**PROMPT:** Transcribe the whole listing below without changing a word, but leave out every image.

[Begin]

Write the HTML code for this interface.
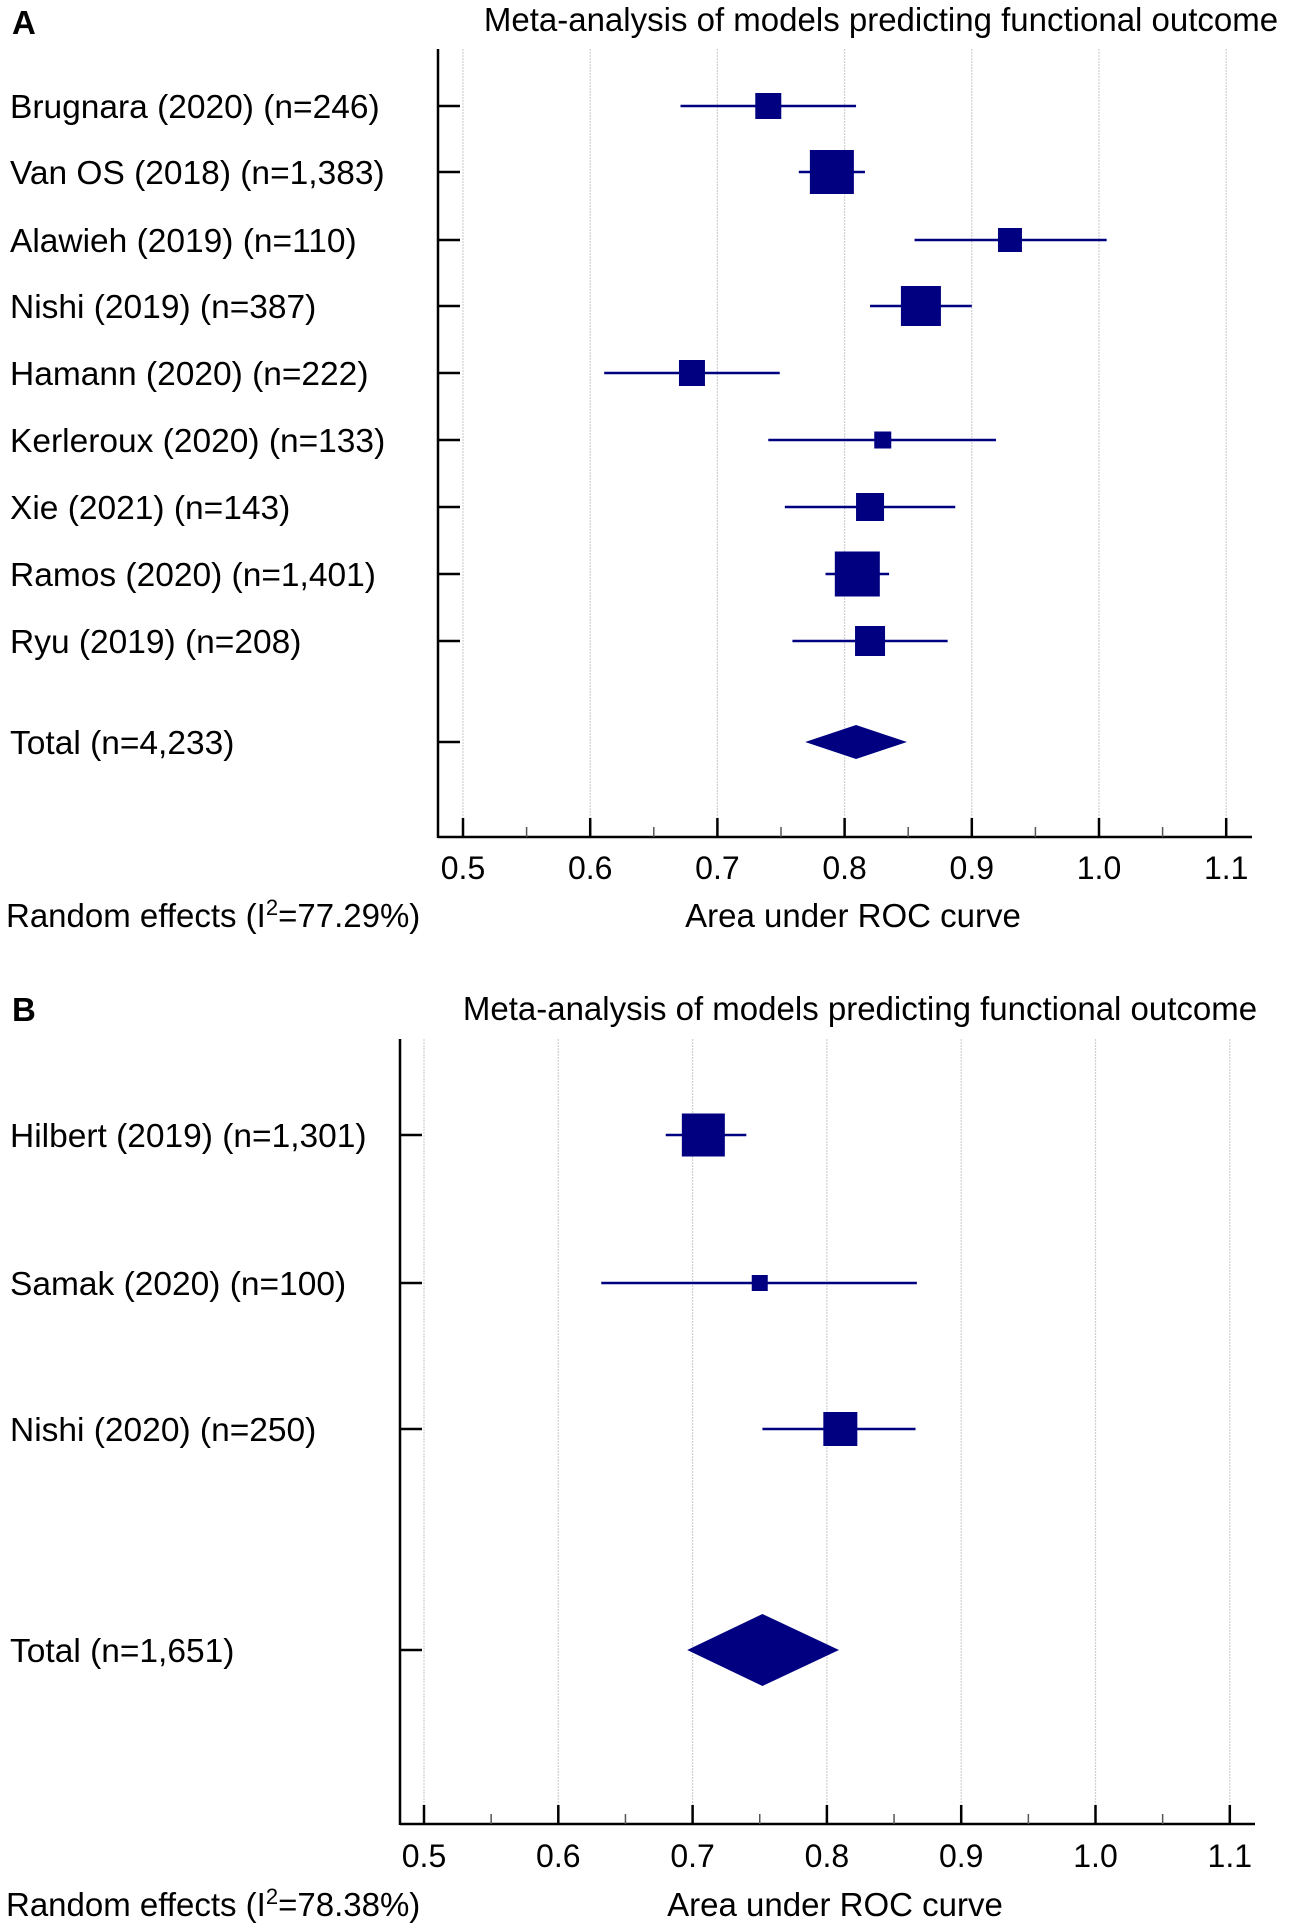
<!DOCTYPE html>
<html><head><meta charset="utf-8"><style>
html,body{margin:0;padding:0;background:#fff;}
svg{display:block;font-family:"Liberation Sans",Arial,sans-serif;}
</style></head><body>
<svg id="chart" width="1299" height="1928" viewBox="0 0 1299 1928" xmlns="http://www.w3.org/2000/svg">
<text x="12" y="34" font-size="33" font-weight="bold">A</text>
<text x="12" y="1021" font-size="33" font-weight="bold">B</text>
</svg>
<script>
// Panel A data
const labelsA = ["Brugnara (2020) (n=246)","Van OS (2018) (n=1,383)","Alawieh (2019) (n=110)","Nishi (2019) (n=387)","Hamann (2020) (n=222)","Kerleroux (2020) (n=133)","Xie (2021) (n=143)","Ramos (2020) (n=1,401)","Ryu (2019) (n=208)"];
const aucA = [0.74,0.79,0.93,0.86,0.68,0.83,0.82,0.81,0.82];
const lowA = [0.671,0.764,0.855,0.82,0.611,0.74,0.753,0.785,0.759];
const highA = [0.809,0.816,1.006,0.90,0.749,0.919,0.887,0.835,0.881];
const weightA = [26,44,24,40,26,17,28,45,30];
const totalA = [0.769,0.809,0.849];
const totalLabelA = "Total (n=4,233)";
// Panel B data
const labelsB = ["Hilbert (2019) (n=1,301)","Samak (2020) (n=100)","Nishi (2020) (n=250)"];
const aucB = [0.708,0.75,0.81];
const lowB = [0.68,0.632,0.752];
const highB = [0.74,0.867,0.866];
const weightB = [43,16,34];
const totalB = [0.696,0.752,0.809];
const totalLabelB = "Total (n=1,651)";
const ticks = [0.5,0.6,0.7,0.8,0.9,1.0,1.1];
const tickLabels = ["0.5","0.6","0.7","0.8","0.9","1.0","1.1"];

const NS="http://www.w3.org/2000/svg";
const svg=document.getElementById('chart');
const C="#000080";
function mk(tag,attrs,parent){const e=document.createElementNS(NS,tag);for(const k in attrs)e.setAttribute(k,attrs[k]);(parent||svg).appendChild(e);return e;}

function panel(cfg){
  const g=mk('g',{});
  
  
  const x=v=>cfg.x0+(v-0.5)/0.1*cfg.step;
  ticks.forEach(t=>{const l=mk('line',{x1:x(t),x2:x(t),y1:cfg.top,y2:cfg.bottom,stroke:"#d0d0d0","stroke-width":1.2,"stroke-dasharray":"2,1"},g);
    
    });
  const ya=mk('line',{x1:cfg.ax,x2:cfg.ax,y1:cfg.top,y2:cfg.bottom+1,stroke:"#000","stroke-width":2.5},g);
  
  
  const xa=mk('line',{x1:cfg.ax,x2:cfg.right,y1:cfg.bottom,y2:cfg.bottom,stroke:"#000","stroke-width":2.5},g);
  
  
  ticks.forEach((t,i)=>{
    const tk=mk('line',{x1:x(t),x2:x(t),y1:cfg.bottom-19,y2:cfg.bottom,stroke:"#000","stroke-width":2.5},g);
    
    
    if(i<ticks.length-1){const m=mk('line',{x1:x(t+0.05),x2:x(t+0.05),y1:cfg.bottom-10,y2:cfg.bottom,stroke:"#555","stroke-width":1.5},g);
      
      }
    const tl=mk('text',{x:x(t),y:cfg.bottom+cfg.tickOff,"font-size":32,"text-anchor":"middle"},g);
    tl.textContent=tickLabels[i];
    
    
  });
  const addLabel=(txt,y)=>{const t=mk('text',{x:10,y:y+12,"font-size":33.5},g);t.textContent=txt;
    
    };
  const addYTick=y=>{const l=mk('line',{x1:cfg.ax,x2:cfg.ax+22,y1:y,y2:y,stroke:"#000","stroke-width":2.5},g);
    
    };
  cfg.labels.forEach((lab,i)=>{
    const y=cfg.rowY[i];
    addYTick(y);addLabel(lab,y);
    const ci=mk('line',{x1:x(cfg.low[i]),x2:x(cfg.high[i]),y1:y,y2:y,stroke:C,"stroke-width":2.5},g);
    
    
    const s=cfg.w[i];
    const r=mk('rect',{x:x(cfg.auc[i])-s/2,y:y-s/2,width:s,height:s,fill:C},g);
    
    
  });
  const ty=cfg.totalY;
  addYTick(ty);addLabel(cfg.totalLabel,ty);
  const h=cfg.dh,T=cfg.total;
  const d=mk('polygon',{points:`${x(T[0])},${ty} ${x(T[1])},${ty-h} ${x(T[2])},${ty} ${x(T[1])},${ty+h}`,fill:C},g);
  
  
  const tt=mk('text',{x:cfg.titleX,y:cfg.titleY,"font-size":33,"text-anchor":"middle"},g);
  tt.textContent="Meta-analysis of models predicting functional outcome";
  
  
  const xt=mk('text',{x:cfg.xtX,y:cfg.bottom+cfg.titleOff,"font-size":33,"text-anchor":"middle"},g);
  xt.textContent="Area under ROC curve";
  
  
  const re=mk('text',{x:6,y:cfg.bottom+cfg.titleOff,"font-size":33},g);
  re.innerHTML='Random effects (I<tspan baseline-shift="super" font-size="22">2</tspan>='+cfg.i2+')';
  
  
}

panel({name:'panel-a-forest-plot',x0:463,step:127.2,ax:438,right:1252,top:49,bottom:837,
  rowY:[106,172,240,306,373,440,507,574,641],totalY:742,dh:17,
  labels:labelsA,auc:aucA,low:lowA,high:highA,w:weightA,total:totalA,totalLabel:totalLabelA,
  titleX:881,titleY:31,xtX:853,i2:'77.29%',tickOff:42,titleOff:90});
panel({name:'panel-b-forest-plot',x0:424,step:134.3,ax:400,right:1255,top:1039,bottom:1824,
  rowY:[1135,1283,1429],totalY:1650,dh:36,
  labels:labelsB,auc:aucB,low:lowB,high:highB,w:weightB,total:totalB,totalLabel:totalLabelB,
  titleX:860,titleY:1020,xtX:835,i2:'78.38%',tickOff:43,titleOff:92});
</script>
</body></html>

[End]

**ANSWER TO THIS PROBLEM:**
Write the HTML code for this interface.
<!DOCTYPE html>
<html><head><meta charset="utf-8"><style>
html,body{margin:0;padding:0;background:#fff;}
svg{display:block;font-family:"Liberation Sans",Arial,sans-serif;}
</style></head><body>
<svg id="chart" width="1299" height="1928" viewBox="0 0 1299 1928" xmlns="http://www.w3.org/2000/svg">
<text x="12" y="34" font-size="33" font-weight="bold">A</text>
<text x="12" y="1021" font-size="33" font-weight="bold">B</text>
</svg>
<script>
// Panel A data
const labelsA = ["Brugnara (2020) (n=246)","Van OS (2018) (n=1,383)","Alawieh (2019) (n=110)","Nishi (2019) (n=387)","Hamann (2020) (n=222)","Kerleroux (2020) (n=133)","Xie (2021) (n=143)","Ramos (2020) (n=1,401)","Ryu (2019) (n=208)"];
const aucA = [0.74,0.79,0.93,0.86,0.68,0.83,0.82,0.81,0.82];
const lowA = [0.671,0.764,0.855,0.82,0.611,0.74,0.753,0.785,0.759];
const highA = [0.809,0.816,1.006,0.90,0.749,0.919,0.887,0.835,0.881];
const weightA = [26,44,24,40,26,17,28,45,30];
const totalA = [0.769,0.809,0.849];
const totalLabelA = "Total (n=4,233)";
// Panel B data
const labelsB = ["Hilbert (2019) (n=1,301)","Samak (2020) (n=100)","Nishi (2020) (n=250)"];
const aucB = [0.708,0.75,0.81];
const lowB = [0.68,0.632,0.752];
const highB = [0.74,0.867,0.866];
const weightB = [43,16,34];
const totalB = [0.696,0.752,0.809];
const totalLabelB = "Total (n=1,651)";
const ticks = [0.5,0.6,0.7,0.8,0.9,1.0,1.1];
const tickLabels = ["0.5","0.6","0.7","0.8","0.9","1.0","1.1"];

const NS="http://www.w3.org/2000/svg";
const svg=document.getElementById('chart');
const C="#000080";
function mk(tag,attrs,parent){const e=document.createElementNS(NS,tag);for(const k in attrs)e.setAttribute(k,attrs[k]);(parent||svg).appendChild(e);return e;}

function panel(cfg){
  const g=mk('g',{});
  
  
  const x=v=>cfg.x0+(v-0.5)/0.1*cfg.step;
  ticks.forEach(t=>{const l=mk('line',{x1:x(t),x2:x(t),y1:cfg.top,y2:cfg.bottom,stroke:"#d0d0d0","stroke-width":1.2,"stroke-dasharray":"2,1"},g);
    
    });
  const ya=mk('line',{x1:cfg.ax,x2:cfg.ax,y1:cfg.top,y2:cfg.bottom+1,stroke:"#000","stroke-width":2.5},g);
  
  
  const xa=mk('line',{x1:cfg.ax,x2:cfg.right,y1:cfg.bottom,y2:cfg.bottom,stroke:"#000","stroke-width":2.5},g);
  
  
  ticks.forEach((t,i)=>{
    const tk=mk('line',{x1:x(t),x2:x(t),y1:cfg.bottom-19,y2:cfg.bottom,stroke:"#000","stroke-width":2.5},g);
    
    
    if(i<ticks.length-1){const m=mk('line',{x1:x(t+0.05),x2:x(t+0.05),y1:cfg.bottom-10,y2:cfg.bottom,stroke:"#555","stroke-width":1.5},g);
      
      }
    const tl=mk('text',{x:x(t),y:cfg.bottom+cfg.tickOff,"font-size":32,"text-anchor":"middle"},g);
    tl.textContent=tickLabels[i];
    
    
  });
  const addLabel=(txt,y)=>{const t=mk('text',{x:10,y:y+12,"font-size":33.5},g);t.textContent=txt;
    
    };
  const addYTick=y=>{const l=mk('line',{x1:cfg.ax,x2:cfg.ax+22,y1:y,y2:y,stroke:"#000","stroke-width":2.5},g);
    
    };
  cfg.labels.forEach((lab,i)=>{
    const y=cfg.rowY[i];
    addYTick(y);addLabel(lab,y);
    const ci=mk('line',{x1:x(cfg.low[i]),x2:x(cfg.high[i]),y1:y,y2:y,stroke:C,"stroke-width":2.5},g);
    
    
    const s=cfg.w[i];
    const r=mk('rect',{x:x(cfg.auc[i])-s/2,y:y-s/2,width:s,height:s,fill:C},g);
    
    
  });
  const ty=cfg.totalY;
  addYTick(ty);addLabel(cfg.totalLabel,ty);
  const h=cfg.dh,T=cfg.total;
  const d=mk('polygon',{points:`${x(T[0])},${ty} ${x(T[1])},${ty-h} ${x(T[2])},${ty} ${x(T[1])},${ty+h}`,fill:C},g);
  
  
  const tt=mk('text',{x:cfg.titleX,y:cfg.titleY,"font-size":33,"text-anchor":"middle"},g);
  tt.textContent="Meta-analysis of models predicting functional outcome";
  
  
  const xt=mk('text',{x:cfg.xtX,y:cfg.bottom+cfg.titleOff,"font-size":33,"text-anchor":"middle"},g);
  xt.textContent="Area under ROC curve";
  
  
  const re=mk('text',{x:6,y:cfg.bottom+cfg.titleOff,"font-size":33},g);
  re.innerHTML='Random effects (I<tspan baseline-shift="super" font-size="22">2</tspan>='+cfg.i2+')';
  
  
}

panel({name:'panel-a-forest-plot',x0:463,step:127.2,ax:438,right:1252,top:49,bottom:837,
  rowY:[106,172,240,306,373,440,507,574,641],totalY:742,dh:17,
  labels:labelsA,auc:aucA,low:lowA,high:highA,w:weightA,total:totalA,totalLabel:totalLabelA,
  titleX:881,titleY:31,xtX:853,i2:'77.29%',tickOff:42,titleOff:90});
panel({name:'panel-b-forest-plot',x0:424,step:134.3,ax:400,right:1255,top:1039,bottom:1824,
  rowY:[1135,1283,1429],totalY:1650,dh:36,
  labels:labelsB,auc:aucB,low:lowB,high:highB,w:weightB,total:totalB,totalLabel:totalLabelB,
  titleX:860,titleY:1020,xtX:835,i2:'78.38%',tickOff:43,titleOff:92});
</script>
</body></html>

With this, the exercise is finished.